Economics | Charon Büchner-Marais

Charon Büchner-Marais is a project manager at the Stellenbosch University Water Institute (SUWI) and Centre for Complex Systems in Transition (CST) research fellow, and holds a PhD from University of Stellenbosch Business School (USB). Charon is the lead researcher and director of Co-Go, the Collaborative Governance Network for water security initiative, and coordinator of the Stellenbosch River Collaborative (SRC). She is also associated with the Water Governance research group hosted in SUWI and CST collectively. 
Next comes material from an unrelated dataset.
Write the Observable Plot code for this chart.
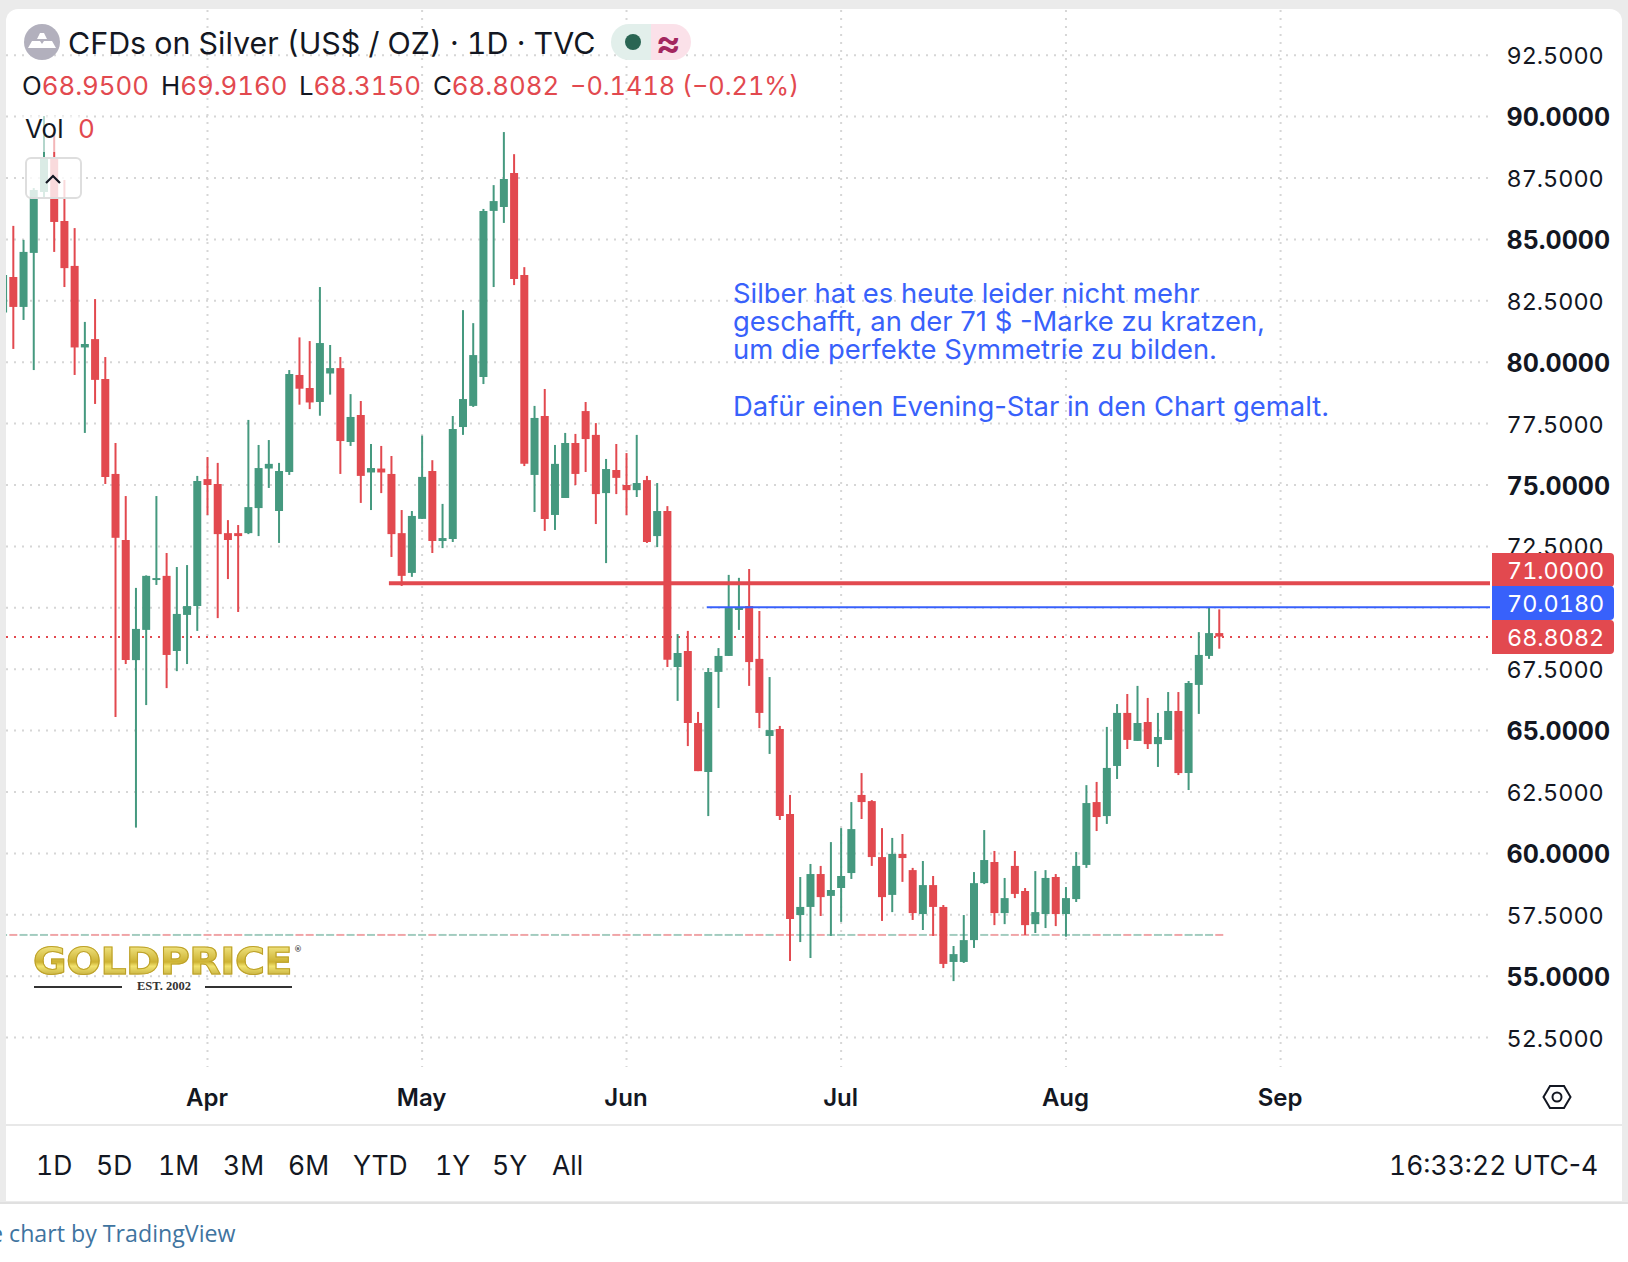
<!DOCTYPE html>
<html lang="en">
<head>
<meta charset="utf-8">
<title>CFDs on Silver</title>
<script src="https://cdn.jsdelivr.net/npm/d3@7"></script>
<script src="https://cdn.jsdelivr.net/npm/@observablehq/plot@0.6"></script>
<style>
html,body{margin:0;padding:0;background:#fff;}
#page{position:relative;width:1628px;height:1262px;overflow:hidden;background:#fff;font-family:Inter,"Noto Sans",sans-serif;color:#131722;font-variant-numeric:tabular-nums;font-feature-settings:"tnum" 1;}
#gray{position:absolute;left:0;top:0;width:1628px;height:1204px;background:#ebebeb;}
#card{position:absolute;left:6px;top:9px;width:1616px;height:1192px;background:#fff;border-radius:12px 12px 0 0;}
#botline{position:absolute;left:0;top:1202px;width:1628px;height:2px;background:#e0e0e0;}
#sep{position:absolute;left:6px;top:1124px;width:1616px;height:2px;background:#e8e8e8;}
#chart{position:absolute;left:0;top:0;font-feature-settings:normal;font-variant-numeric:normal;}
#chart svg{display:block;background:transparent;}
#chart .tnum text{font-variant-numeric:tabular-nums;font-feature-settings:"tnum" 1;}
.abs{position:absolute;white-space:nowrap;line-height:1;}
.red{color:#e2494f;}
.tag{position:absolute;left:1492px;width:122px;height:34px;line-height:35px;color:#fff;font-size:23.4px;padding-left:15px;box-sizing:border-box;border-radius:0 4px 4px 0;}
#volbg{position:absolute;left:22px;top:116px;width:62px;height:36px;background:rgba(255,255,255,.6);}
#btn{position:absolute;left:25px;top:157px;width:57px;height:42px;box-sizing:border-box;border:2px solid #dedede;border-radius:6px;background:rgba(255,255,255,.8);}
.range{position:absolute;top:1152px;font-size:26.5px;line-height:1;}
#logo{position:absolute;left:33px;top:941px;font:bold 38px "DejaVu Sans",sans-serif;letter-spacing:-.5px;background:linear-gradient(#f2e684 10%,#cdb232 50%,#f2e36e 60%,#ad9426 95%);-webkit-background-clip:text;background-clip:text;color:transparent;-webkit-text-stroke:1px #bda12b;line-height:1.1;transform-origin:0 0;transform:scaleX(1.08);}
#est{position:absolute;left:137px;top:979px;font:bold 12.5px "Liberation Serif",serif;color:#333;}
.ln{position:absolute;top:986px;height:2px;background:#333;}
</style>
</head>
<body>
<div id="page">
  <div id="gray"></div><div id="card"></div><div id="botline"></div><div id="sep"></div>
  <div id="chart"></div>

  <div id="volbg"></div>
  <svg class="abs" style="left:23px;top:23px" width="38" height="38" viewBox="0 0 38 38"><circle cx="19" cy="19" r="18" fill="#b2b0bd"/><path d="M14 16 L17 10 H21 L24 16Z M5 25 L9 18 H17 L19 21 L21 18 H29 L33 25Z" fill="#fff"/></svg>
  <div class="abs" style="left:68px;top:28px;font-size:30.4px">CFDs on Silver (US$ / OZ) · 1D · TVC</div>
  <div class="abs" style="left:611px;top:24px;width:40px;height:36px;background:#e2efeb;border-radius:18px 0 0 18px"></div>
  <div class="abs" style="left:651px;top:24px;width:40px;height:36px;background:#fbe1e9;border-radius:0 18px 18px 0"></div>
  <div class="abs" style="left:625px;top:34px;width:16px;height:16px;background:#2a6553;border-radius:50%"></div>
  <div class="abs" style="left:656px;top:23px;font-size:38px;font-weight:600;color:#a3275f">≈</div>

  <div class="abs" style="left:22px;top:73px;font-size:25.8px">O<span class="red">68.9500</span></div>
  <div class="abs" style="left:161px;top:73px;font-size:25.8px">H<span class="red">69.9160</span></div>
  <div class="abs" style="left:299px;top:73px;font-size:25.8px">L<span class="red">68.3150</span></div>
  <div class="abs" style="left:433px;top:73px;font-size:25.8px">C<span class="red">68.8082</span></div>
  <div class="abs red" style="left:570px;top:73px;font-size:25.3px">−0.1418 (−0.21%)</div>
  <div class="abs" style="left:25px;top:116px;font-size:26px">Vol</div>
  <div class="abs red" style="left:78px;top:116px;font-size:26px">0</div>
  <div id="btn"></div>
  <svg class="abs" style="left:43px;top:172px" width="20" height="14" viewBox="0 0 20 14"><path d="M3 11 L10 4 L17 11" fill="none" stroke="#131722" stroke-width="2.2"/></svg>

  <div id="logo">GOLDPRICE</div>
  <div class="abs" style="left:294px;top:945px;font:bold 8px 'DejaVu Sans';color:#555">®</div>
  <div class="ln" style="left:34px;width:88px"></div>
  <div id="est">EST. 2002</div>
  <div class="ln" style="left:205px;width:87px"></div>

  <div class="tag" style="top:553px;background:#e2494f">71.0000</div>
  <div class="tag" style="top:586px;background:#3861fb">70.0180</div>
  <div class="tag" style="top:620px;background:#e2494f">68.8082</div>

  <svg class="abs" style="left:1542px;top:1083px" width="30" height="28" viewBox="0 0 30 28"><path d="M8 3 H22 L28.5 14 L22 25 H8 L1.5 14Z" fill="none" stroke="#131722" stroke-width="2"/><circle cx="15" cy="14" r="4.5" fill="none" stroke="#131722" stroke-width="2"/></svg>

  <div class="range" style="left:36px">1D</div>
  <div class="range" style="left:96px">5D</div>
  <div class="range" style="left:158px">1M</div>
  <div class="range" style="left:223px">3M</div>
  <div class="range" style="left:288px">6M</div>
  <div class="range" style="left:353px">YTD</div>
  <div class="range" style="left:435px">1Y</div>
  <div class="range" style="left:492px">5Y</div>
  <div class="range" style="left:552px">All</div>
  <div class="range" style="left:1389px">16:33:22 <span style="font-feature-settings:normal;font-variant-numeric:normal">UTC-4</span></div>

  <div class="abs" style="left:-10px;top:1217px;font:23.2px 'Open Sans',sans-serif;color:#3f74a0">e chart by TradingView</div>
</div>

<script>
// Daily bars, numbered from the first session of April (Apr = 0).
const firstBar = -20;
const opens = [82.0,83.45,82.23,84.43,86.91,88.33,85.73,83.90,80.58,80.92,79.30,75.43,72.74,67.85,69.08,71.11,71.28,68.22,69.69,70.05,
75.22,75.02,73.02,73.02,73.02,74.04,75.65,73.92,75.51,79.46,78.93,78.36,79.52,79.74,76.73,77.83,75.49,75.65,75.43,73.02,71.40,
73.60,75.55,72.70,72.78,77.34,78.20,79.38,86.14,86.30,87.68,83.53,75.39,77.79,73.76,74.45,76.69,77.99,77.02,74.65,75.59,74.98,74.77,75.18,72.90,73.92,
67.57,68.22,65.29,63.29,67.37,68.02,69.89,70.05,67.90,64.76,65.04,61.58,57.47,57.80,59.14,58.25,58.57,59.18,62.36,62.11,59.83,58.29,59.96,59.30,57.51,58.69,57.80,55.56,55.56,56.45,58.77,59.63,57.55,59.47,58.45,57.10,57.51,59.02,
57.51,58.12,59.51,62.07,61.50,63.54,65.70,64.56,65.33,64.43,64.60,65.78,63.25,66.84,68.02,68.95];
const closes = [83.53,82.23,84.47,86.99,88.33,85.69,83.81,80.58,80.72,79.26,75.31,72.83,67.85,69.12,71.28,71.19,68.06,69.73,70.05,75.14,
74.98,72.98,72.74,72.90,74.08,75.67,75.84,75.55,79.50,78.90,78.34,80.76,79.74,76.77,77.75,75.35,75.67,75.49,72.98,71.28,73.72,
75.31,72.70,72.82,77.26,78.48,80.27,86.14,86.54,87.44,83.37,75.84,77.71,73.60,75.84,76.69,75.43,76.85,74.61,75.63,75.27,74.77,75.06,72.66,73.92,67.86,
68.14,65.29,63.33,67.37,68.02,69.97,70.01,67.77,65.70,65.00,61.50,57.31,57.80,59.14,58.20,58.49,59.06,60.97,62.07,59.83,58.20,59.96,59.79,57.55,58.69,57.80,55.48,55.88,56.45,58.77,59.71,57.55,58.16,58.33,57.06,57.59,58.98,57.51,
58.16,59.47,62.03,61.46,63.46,65.70,64.60,65.29,64.43,64.72,65.78,63.25,66.92,68.06,68.95,68.8082];
const highs = [83.53,85.53,84.96,87.07,90.0,89.35,87.40,85.44,81.62,82.55,80.19,76.69,74.53,70.79,71.30,74.53,72.21,71.64,71.72,75.35,
76.12,75.88,73.55,73.35,77.63,76.61,76.81,75.88,79.66,80.99,80.84,83.04,80.68,80.19,78.68,78.40,76.65,76.57,76.16,73.96,73.92,
76.99,75.99,74.21,77.79,82.10,81.57,86.22,87.19,89.35,88.45,83.85,78.20,78.89,76.61,77.10,77.06,78.36,77.50,76.04,76.65,76.28,77.02,75.35,75.06,74.12,
68.91,69.04,65.74,67.53,68.34,71.32,71.20,71.56,69.85,67.16,65.17,62.36,59.02,59.55,59.47,60.44,61.01,62.07,63.25,62.15,61.01,60.61,60.77,59.39,59.67,59.06,57.88,56.21,57.47,59.22,60.93,60.08,58.98,60.08,58.57,59.26,59.30,59.14,
58.61,60.04,62.76,62.89,65.13,66.06,66.47,66.80,66.31,65.70,66.55,66.55,67.00,68.99,70.018,69.916];
const lows = [82.0,80.52,81.70,79.66,86.67,84.47,83.04,79.46,77.10,78.28,75.02,65.53,67.69,61.03,66.02,70.91,66.71,67.40,67.69,69.04,
73.76,69.56,71.15,69.81,72.98,72.90,74.86,72.62,75.39,78.25,78.07,77.80,78.66,75.43,76.57,74.25,73.96,74.65,72.05,70.87,71.24,
73.60,72.21,72.41,72.66,77.02,78.16,79.09,83.04,85.65,83.12,75.75,73.88,73.11,73.15,74.45,74.98,75.51,73.39,71.80,74.61,73.76,74.49,72.62,72.45,67.57,
66.19,64.35,63.33,61.50,65.90,68.02,69.08,66.80,65.08,64.03,61.34,55.60,56.37,55.72,57.43,56.62,57.19,58.94,61.38,59.47,57.23,57.59,58.82,57.27,56.86,56.62,55.31,54.78,55.52,56.13,58.73,57.06,57.10,58.16,56.66,56.74,56.94,57.02,
56.59,58.00,59.39,60.89,61.18,63.01,64.23,64.56,64.23,63.50,64.60,63.17,62.56,65.66,67.90,68.315];

const boldTicks = [55,60,65,75,80,85,90];
const thinTicks = [52.5,57.5,62.5,67.5,72.5,77.5,82.5,87.5,92.5];
const gridTicks = [52.5,55,57.5,60,62.5,65,67.5,70,72.5,75,77.5,80,82.5,85,87.5,90,92.5];
const monthBars = [0,21,41,62,84,105];
const monthNames = ["Apr","May","Jun","Jul","Aug","Sep"];
const lastPrice = 68.8082;
const resistance = {price:71, fromBar:17.8};
const recentHigh = {price:70.018, fromBar:48.9};
const volumeBase = 56.66;
const note = "Silber hat es heute leider nicht mehr\ngeschafft, an der 71 $ -Marke zu kratzen,\num die perfekte Symmetrie zu bilden.\n\nDafür einen Evening-Star in den Chart gemalt.";

const RED="#e2494f", GREEN="#45997f", BLUE="#3861fb", GRID="#d6d6d6";
const bars = opens.map((o,k)=>({bar:firstBar+k,open:o,close:closes[k],high:highs[k],low:lows[k],color:closes[k]<o?RED:GREEN}));
const xEnd = 125.54;

const grid = {strokeDasharray:"2 6",strokeWidth:2,stroke:GRID,strokeOpacity:1};
const plot = Plot.plot({
  width:1628,height:1125,
  marginLeft:6,marginRight:138,marginTop:10,marginBottom:58,
  x:{type:"linear",domain:[-19.667,xEnd],label:null},
  y:{type:"linear",domain:[51.283,94.32],label:null},
  style:{fontFamily:"Inter, sans-serif",background:"transparent",color:"#131722",overflow:"visible"},
  marks:[
    Plot.gridY(gridTicks,grid),
    Plot.gridX(monthBars,grid),
    Plot.ruleY([lastPrice],{stroke:RED,strokeWidth:2,strokeDasharray:"2 6"}),
    Plot.ruleX(bars,{x:"bar",y1:volumeBase-0.04,y2:volumeBase+0.04,stroke:"color",strokeWidth:8,strokeOpacity:0.5,clip:true}),
    Plot.ruleX(bars,{x:"bar",y1:"low",y2:"high",stroke:"color",strokeWidth:2,clip:true}),
    Plot.ruleX(bars,{x:"bar",y1:"open",y2:"close",stroke:"color",strokeWidth:8,clip:true}),
    Plot.ruleY([resistance.price],{x1:resistance.fromBar,x2:xEnd,stroke:RED,strokeWidth:4}),
    Plot.ruleY([recentHigh.price],{x1:recentHigh.fromBar,x2:xEnd,stroke:BLUE,strokeWidth:2}),
    Plot.text([note],{x:51.42,y:83.21,text:d=>d,textAnchor:"start",lineAnchor:"top",lineHeight:1.025,fontSize:27.4,fill:BLUE}),
    Plot.axisY({anchor:"right",ticks:boldTicks,tickSize:0,tickPadding:16,fontSize:25,fontWeight:700,dy:1.5,className:"tnum",tickFormat:d=>d.toFixed(4),label:null,fill:"#131722"}),
    Plot.axisY({anchor:"right",ticks:thinTicks,tickSize:0,tickPadding:16,fontSize:23.4,fontWeight:400,dy:1.5,className:"tnum",tickFormat:d=>d.toFixed(4),label:null,fill:"#131722"}),
    Plot.axisX({anchor:"bottom",ticks:monthBars,tickSize:0,tickPadding:21,fontSize:24,fontWeight:600,dx:-0.5,tickFormat:d=>monthNames[monthBars.indexOf(d)],label:null,fill:"#131722"})
  ]
});
document.getElementById("chart").appendChild(plot);
</script>
</body>
</html>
Doctor Büchner-Marais specializes in the role and impact of transformative collaborative governance relations in complex cross-sector alliances (SDG 17). She is interested in the persistent challenges to ‘govern the commons’, framing insights of how corporate actors engage with a variety of stakeholders and public and private partnerships to make and sustain shared commitments to an endangered commons. These insights inform Co-Go’s developing commons-based economy approach building knowledge systems and shared-value consciousness for water security. 

Economics | Gregg Brill

Gregg is the deputy director of the Green Economy Programme within the Provincial Department of Economic Development and Tourism. He is responsible for developing projects and programmes that aim to increase economic water resilience in the Western Cape. Gregg contributes to a number of other programmes within provincial and local government departments, including the development of financial mechanisms and models toward improving economic water resilience at municipal level, sustainable water management plans, the enhancement of economic sectors and opportunities, the implementation of ecological infrastructure options and many more. Prior to joining DEDAT, Gregg worked in academia and the private sector, with experience in sustainability, natural resource management, and rehabilitation and disturbance ecology. Gregg has a PhD in Environmental and Geographical Science from the University of Cape Town, where his researched focussed on the uses, values, impacts and management of water-related ecosystem services in Cape Town and Table Mountain National Park.